In future years, a competition will take place to choose a replacement beyond the KC-46. Aviation media reports this month have suggested the Air Force may consider a stealth tanker as a follow-on to the Pegasus to penetrate into hostile airspace.

A plane’s price tag

The Air Force has projected 175 KC-46s will cost $179 million a piece in fiscal year 2011 dollars. When research and development and other costs, including the first four test planes, are tabulated in that number rises to $223 million, said Daryl Mayer, an Air Force program spokesman.

“We are very comfortable and firm that that’s what it will be,” Richardson said. Future orders will be negotiated at a “not-to-exceed” price, officials said.

Dan Grazier, a fellow with the Center for Defense Information at the Project on Government Oversight in Washington, D.C., questioned if Boeing could hold the cost on the new tanker over the long haul.

“Our biggest concern now with the current program is it certainly appears Boeing under bid and over promised on what they could deliver with this program,” he said.

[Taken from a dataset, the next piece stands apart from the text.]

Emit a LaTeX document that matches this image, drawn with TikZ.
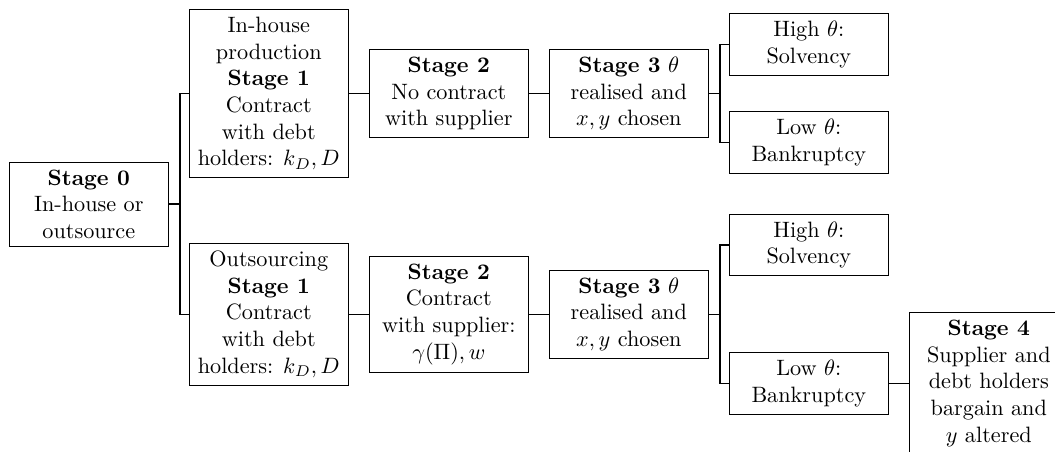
\documentclass[tikz,border=0pt]{standalone}
\begin{document}
\begin{tikzpicture}[x=0.45pt,y=-0.45pt,
  stagebox/.style={draw, line width=0.4pt, align=center, minimum width=71.55pt,
    inner xsep=3.33pt, inner ysep=3.33pt, anchor=center, fill=white},
  edge/.style={line width=0.7pt}]
\fill[white] (0,0) rectangle (1055,451);
\clip (0,0) rectangle (1055,451);

% Stage 0
\node[stagebox] (s0) at (88.8,204.2) {\textbf{Stage 0}\\In-house or\\outsource};

% In-house branch
\node[stagebox] (s1a) at (268.8,93.6) {In-house\\production\\\textbf{Stage 1}\\Contract\\with debt\\holders: $k_D, D$};
\node[stagebox] (s2a) at (448.8,93.6) {\textbf{Stage 2}\\No contract\\with supplier};
\node[stagebox] (s3a) at (628.8,93.6) {\textbf{Stage 3} $\theta$\\realised and\\$x, y$ chosen};
\node[stagebox] (hiA) at (808.8,44.5) {High $\theta$:\\Solvency};
\node[stagebox] (loA) at (808.8,142.4) {Low $\theta$:\\Bankruptcy};

% Outsourcing branch
\node[stagebox] (s1b) at (268.8,314.3) {Outsourcing\\\textbf{Stage 1}\\Contract\\with debt\\holders: $k_D, D$};
\node[stagebox] (s2b) at (448.8,314.3) {\textbf{Stage 2}\\Contract\\with supplier:\\$\gamma(\Pi), w$};
\node[stagebox] (s3b) at (628.8,314.3) {\textbf{Stage 3} $\theta$\\realised and\\$x, y$ chosen};
\node[stagebox] (hiB) at (808.8,245.2) {High $\theta$:\\Solvency};
\node[stagebox] (loB) at (808.8,383.4) {Low $\theta$:\\Bankruptcy};
\node[stagebox] (s4) at (988.8,383.4) {\textbf{Stage 4}\\Supplier and\\debt holders\\bargain and\\$y$ altered};

% Forked connectors
\draw[edge] (s0.east) -- ++(11,0) coordinate (f0);
\draw[edge] (f0) |- (s1a.west);
\draw[edge] (f0) |- (s1b.west);

\draw[edge] (s3a.east) -- ++(11,0) coordinate (f1);
\draw[edge] (f1) |- (hiA.west);
\draw[edge] (f1) |- (loA.west);

\draw[edge] (s3b.east) -- ++(11,0) coordinate (f2);
\draw[edge] (f2) |- (hiB.west);
\draw[edge] (f2) |- (loB.west);

% Straight connectors
\draw[edge] (s1a.east) -- (s2a.west);
\draw[edge] (s2a.east) -- (s3a.west);
\draw[edge] (s1b.east) -- (s2b.west);
\draw[edge] (s2b.east) -- (s3b.west);
\draw[edge] (loB.east) -- (s4.west);
\end{tikzpicture}
\end{document}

Richard Aboulafia, a senior aviation analyst with the Virginia-based Teal Group, said in an email that given the steady build rate envisioned for the KC-46, “and given Boeing’s history of building over 1,000 767s, it’s very likely that they can build for the anticipated rate.”

“But given Boeing’s difficult history of trying to turn the 767 into a tanker, it’s a legitimate question about the KC-46’s actual unit cost,” he added.

Boeing declined to comment on projected costs.

“We’re not going to speculate about the future,” Ramey said in his email.

KC-46 in flight

In tests, the KC-46 has refueled an F-16 fighter jet, A-10 ground attack plane and using a drogue system refueled an F/A-18 and an AV-8B jump jet.

But the jet ran into refueling boom problems handling heavier loads refueling a C-17. Boeing installed a hydraulic relief valve which fixed the problem, Richardson said.

Over one-third of the tests have been completed, with thousands more data points that will be collected, he said.

“What we expect is if we find something it will be something we can manage,” he said. ”It won’t be something that inserts a very large delay in the program.”